Ignore self-generated shutdown signal

Problem

An orchestrator generates shutdown signals (unavailability events) that propagate to all managed services — including the orchestrator's own control-plane services. When the orchestrator shuts itself down, orphaned services that never received a shutdown signal remain running but unreapable (because the reaper is dead). The signal generator is impacted by its own signal — a "boomerang" effect.

Solution

Allow control-plane services to simply ignore shutdown signals associated with the triggering event class (e.g., power-related unavailability events). The orchestrator stays alive to continue coordinating the shutdown and eventual recovery of all other services.

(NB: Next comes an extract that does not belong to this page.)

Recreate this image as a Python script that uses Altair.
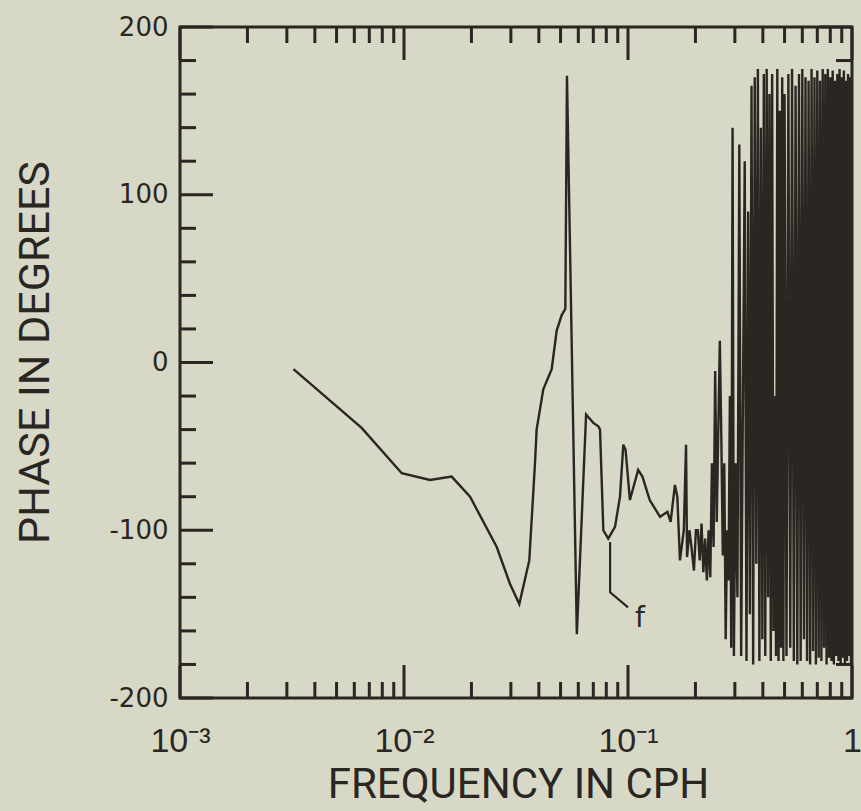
import altair as alt
import pandas as pd

INK = "#2a2622"
BG = "#d7d8c6"

# ---- data ----
FREQ_LOW = [0.00321, 0.00647, 0.00977, 0.01306, 0.01632, 0.01972, 0.02594, 0.02974, 0.03272,
            0.03625, 0.03844, 0.03909, 0.04186, 0.04563, 0.04805, 0.0505, 0.0525, 0.0534,
            0.0591, 0.0650, 0.0700, 0.0737, 0.0750, 0.0776, 0.0816, 0.0875, 0.0921, 0.0953,
            0.0975, 0.102, 0.111, 0.116, 0.125, 0.139, 0.150, 0.155, 0.162, 0.166, 0.1706,
            0.1775, 0.1816, 0.1835, 0.188, 0.192, 0.197, 0.201]
PHASE_LOW = [-4, -39, -66, -70, -68, -80, -110, -132, -144,
             -118, -60, -40, -16, -4, 19, 28, 32, 171,
             -162, -31, -36, -38, -40, -100, -105, -98, -80, -49,
             -52, -82, -64, -68, -82, -92, -89, -95, -73, -80, -118,
             -100, -49, -116, -100, -110, -124, -100]

FREQ_HIGH = [0.205, 0.209, 0.213, 0.217, 0.221, 0.225, 0.229, 0.233, 0.237, 0.241, 0.245, 0.249,
             0.253, 0.257, 0.261, 0.265, 0.269, 0.273, 0.277, 0.281, 0.285, 0.289, 0.293, 0.297,
             0.302, 0.308, 0.314, 0.320, 0.326, 0.332, 0.338, 0.344, 0.350, 0.356, 0.362, 0.368,
             0.374, 0.380, 0.386, 0.392, 0.398, 0.404, 0.410, 0.416, 0.422, 0.428, 0.434, 0.440,
             0.446, 0.452, 0.458, 0.464, 0.470, 0.476, 0.482, 0.488, 0.494,
             0.50, 0.51, 0.52, 0.53, 0.54, 0.55, 0.56, 0.57, 0.58, 0.59, 0.60, 0.61, 0.62, 0.63,
             0.64, 0.65, 0.66, 0.67, 0.68, 0.69, 0.70, 0.71, 0.72, 0.73, 0.74, 0.75, 0.76, 0.77,
             0.78, 0.79, 0.80, 0.81, 0.82, 0.83, 0.84, 0.85, 0.86, 0.87, 0.88, 0.89, 0.90, 0.91,
             0.92, 0.93, 0.94, 0.95, 0.96, 0.97, 0.98, 0.99, 1.00]
PHASE_HIGH = [-100, -118, -96, -125, -105, -130, -100, -128, -60, -110, -5, -95,
              -40, 13, -45, -115, -60, -165, -100, -130, -20, -170, 140, -175,
              -60, -140, 130, -175, -20, 120, -178, 90, -150, 165, -180, 170,
              -120, 175, -178, 140, -165, 172, -175, 175, -140, 160, -178, 172,
              -160, -20, -175, 175, -178, 150, -170, 170, -178,
              160, -175, 172, -170, 175, -178, 165, -180, 172, -178, 175, -165, 170, -178,
              168, -180, 175, -172, 170, -180, 174, -176, 168, -178, 175, -170, 172, -180,
              175, -176, 170, -178, 174, -180, 168, -175, 172, -178, 175, -180, 170, -176,
              174, -180, 168, -178, 172, -175, 170, -180, 165]

ANNOT_FREQ = [0.0832, 0.0832, 0.100]
ANNOT_PHASE = [-107, -137, -146]
LABEL_FREQ = [0.113]
LABEL_PHASE = [-153]
LABEL_TEXT = ["f"]

X_MAJOR = [0.001, 0.01, 0.1, 1.0]
X_MINOR = [0.002, 0.003, 0.004, 0.005, 0.006, 0.007, 0.008, 0.009,
           0.02, 0.03, 0.04, 0.05, 0.06, 0.07, 0.08, 0.09,
           0.2, 0.3, 0.4, 0.5, 0.6, 0.7, 0.8, 0.9]
Y_MAJOR = [-200, -100, 0, 100, 200]
Y_MINOR = [-180, -160, -140, -120, -80, -60, -40, -20, 20, 40, 60, 80, 120, 140, 160, 180]

W, H = 672, 671
MAJ, MIN = 33, 16

xscale = alt.Scale(type="log", domain=[0.001, 1], nice=False)
yscale = alt.Scale(domain=[-200, 200], nice=False, zero=False)

curve = pd.DataFrame({"freq": FREQ_LOW + FREQ_HIGH, "phase": PHASE_LOW + PHASE_HIGH})
curve["i"] = list(range(len(curve)))

xaxis = alt.Axis(
    values=X_MAJOR, ticks=False, domain=False, grid=False,
    labelExpr="datum.value < 0.002 ? '10⁻³' : datum.value < 0.02 ? '10⁻²' : datum.value < 0.2 ? '10⁻¹' : '1'",
    labelFont="Liberation Sans", labelFontSize=34, labelColor=INK, labelPadding=26,
    labelFlush=False, labelOverlap=False,
    title="FREQUENCY IN CPH", titleFont="Liberation Sans Narrow, Roboto", titleFontSize=42,
    titleFontWeight="normal", titleColor=INK, titleX=338, titleY=86,
    titleAlign="center", titleBaseline="middle",
)
yaxis = alt.Axis(
    values=Y_MAJOR, ticks=False, domain=False, grid=False,
    labelExpr="'' + datum.value",
    labelFont="DejaVu Sans", labelFontSize=26, labelColor=INK, labelPadding=12,
    labelFlush=False, labelOverlap=False,
    title="PHASE IN DEGREES", titleFont="Liberation Sans Narrow, Roboto", titleFontSize=43,
    titleFontWeight="normal", titleColor=INK, titleX=-145, titleY=325,
    titleAlign="center", titleBaseline="middle", titleAngle=-90,
)

def X(field):
    return alt.X(field, scale=xscale, axis=xaxis, title="FREQUENCY IN CPH")

def Y(field):
    return alt.Y(field, scale=yscale, axis=yaxis, title="PHASE IN DEGREES")

line = alt.Chart(curve).mark_line(color=INK, strokeWidth=2.4, clip=True).encode(
    x=X("freq:Q"), y=Y("phase:Q"), order="i:Q",
)

annot = alt.Chart(pd.DataFrame({"freq": ANNOT_FREQ, "phase": ANNOT_PHASE, "i": [0, 1, 2]})).mark_line(
    color=INK, strokeWidth=2.2
).encode(x=X("freq:Q"), y=Y("phase:Q"), order="i:Q")

ftext = alt.Chart(pd.DataFrame({"freq": LABEL_FREQ, "phase": LABEL_PHASE, "t": LABEL_TEXT})).mark_text(
    font="DejaVu Sans", fontSize=28, color=INK, align="center", baseline="middle"
).encode(x=X("freq:Q"), y=Y("phase:Q"), text="t:N")

def xticks(vals, length):
    d = pd.DataFrame({"freq": vals})
    base = alt.Chart(d).mark_rule(color=INK, strokeWidth=3)
    bottom = base.encode(x=X("freq:Q"), y=alt.value(H), y2=alt.value(H - length))
    top = base.encode(x=X("freq:Q"), y=alt.value(0), y2=alt.value(length))
    return [bottom, top]

def yticks(vals, length):
    d = pd.DataFrame({"phase": vals})
    base = alt.Chart(d).mark_rule(color=INK, strokeWidth=3)
    left = base.encode(y=Y("phase:Q"), x=alt.value(0), x2=alt.value(length))
    right = base.encode(y=Y("phase:Q"), x=alt.value(W), x2=alt.value(W - length))
    return [left, right]

layers = [line, annot, ftext] + xticks(X_MAJOR, MAJ) + xticks(X_MINOR, MIN) + yticks(Y_MAJOR, MAJ) + yticks(Y_MINOR, MIN)

chart = alt.layer(*layers).properties(
    width=W, height=H,
    padding={"left": 180, "top": 27, "right": 9, "bottom": 113},
    autosize=alt.AutoSizeParams(type="none"),
    background=BG,
).configure_view(stroke=INK, strokeWidth=3)

chart.save("out.html", embed_options={"renderer": "svg", "actions": False})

Why This Beats the "Complex" Alternatives

Meta explicitly chose this simple approach over more intricate solutions such as maintaining an exclusion list of services exempt from UE dispatch:

  • Simpler — no exclusion-list maintenance burden; no risk of the list becoming stale
  • More sustainable — no coupling between signal dispatch logic and the evolving set of control-plane services
  • Self-contained — each control-plane service owns its own ignore-rule rather than depending on external configuration

Canonical Instance

Meta's Twine orchestrator: unavailability events (UEs) used to orchestrate shutdown and recovery ended up shutting down the Scheduler, Allocator, Broker, and Zelos services that generate and dispatch those UEs. Orphaned services could never be reaped. The fix: control-plane services ignore power-related UE shutdown signals — a one-line policy per service, not a system-wide coordination change.

Generalisation

Any system where a control-plane component both generates and is subject to a broadcast signal faces this risk. Common in:

  • Container orchestrators generating drain signals
  • Service meshes propagating circuit-breaker state
  • Config systems pushing config that includes their own config

The resolution is always the same shape: exempt the signal source from its own signal, either by ignoring it at the receiver or by routing around it at the dispatcher.